5. Use Strategic Insights to Calibrate Operational Thresholds
Strategic analysis should feed back into how operational thresholds are configured. If strategic analytics identifies that a specific customer segment carries significantly higher churn sensitivity, that finding should inform how service-level alerts for that segment are set in the operational layer. This feedback loop is where the two analytics types generate compounding value rather than operating independent programs.

Build an Analytics Program That Covers the Full Decision Spectrum
Enterprises that run operational analytics and strategic analytics as a single undifferentiated function tend to find that neither performs as well as it should. Operational teams wait too long for the data they need in minutes. Strategy teams work with data that was never designed for longitudinal analysis.
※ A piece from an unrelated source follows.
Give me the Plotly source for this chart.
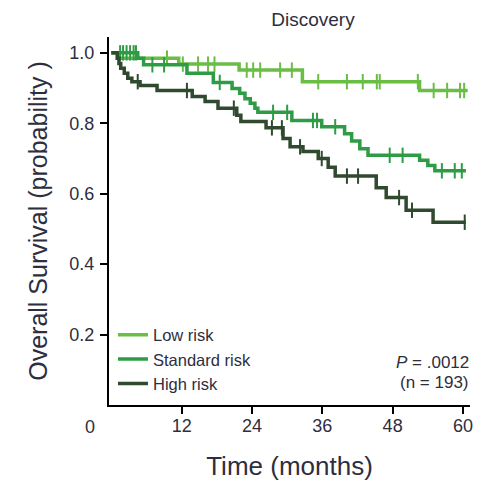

A well-structured analytics program does the following:
Defines the boundary between these two types clearly
Invests in the right infrastructure for each
Uses analytics decision frameworks to keep them connected at the governance level
If your organization is managing large-scale data operations, analytics investments may not always lead to consistent decision quality. This often points to gaps in how data is structured. The way operational and strategic data is separated and governed is worth examining closely.
FAQs
What is the difference between operational and strategic analytics?
Operational analytics supports decisions made within the current operating window, using data from transactional systems. Strategic analytics supports decisions about organizational direction by using historical and aggregated data, modelled for pattern recognition and forecasting. The difference reflects two distinct categories of business questions with different urgencies, data requirements, and stakeholder groups.
Can the same data platform support both operational and strategic analytics?
A single platform can house both, but the workloads should run on separate layers within it. Mixing operational and strategic query patterns on shared infrastructure leads to resource contention and latency issues. Modern lakehouse architectures with distinct serving layers for real-time and analytical workloads can support both types effectively when the separation is designed from the start.
What does real-time operational reporting typically include?
Real-time operational reporting covers the outputs that operations and engineering teams monitor continuously. Common examples include:
• Live production system health dashboards
• Threshold-based alerts for latency, error rates, or capacity breaches
• SLA compliance tracking at the ticket or transaction level
• Inventory and capacity scorecards refreshing at short intervals
The defining characteristic is that these reports drive an immediate response, not a periodic planning review.
How do analytics decision frameworks help enterprises?
Analytics decision frameworks provide the governance structure that connects analytics outputs to the decisions they are meant to inform. They define which metrics belong to which decision layer, how operational signals escalate into strategic reviews, and what data standards apply to each output type. Without that structure, analytics programs tend to produce reports that are technically accurate but organizationally disconnected from the decisions that matter.
How should enterprises prioritize investment between operational and strategic analytics?
The right balance depends on the organization’s current state. Enterprises with significant operational complexity or customer-facing SLA commitments typically need stronger investment in the operational layer first. Organizations where competitive differentiation depends on forecasting or long-term trend analysis need stronger investment in the strategic analytics layer. Most mature enterprises need both running reliably, which is why the architectural separation between the two is worth getting right early.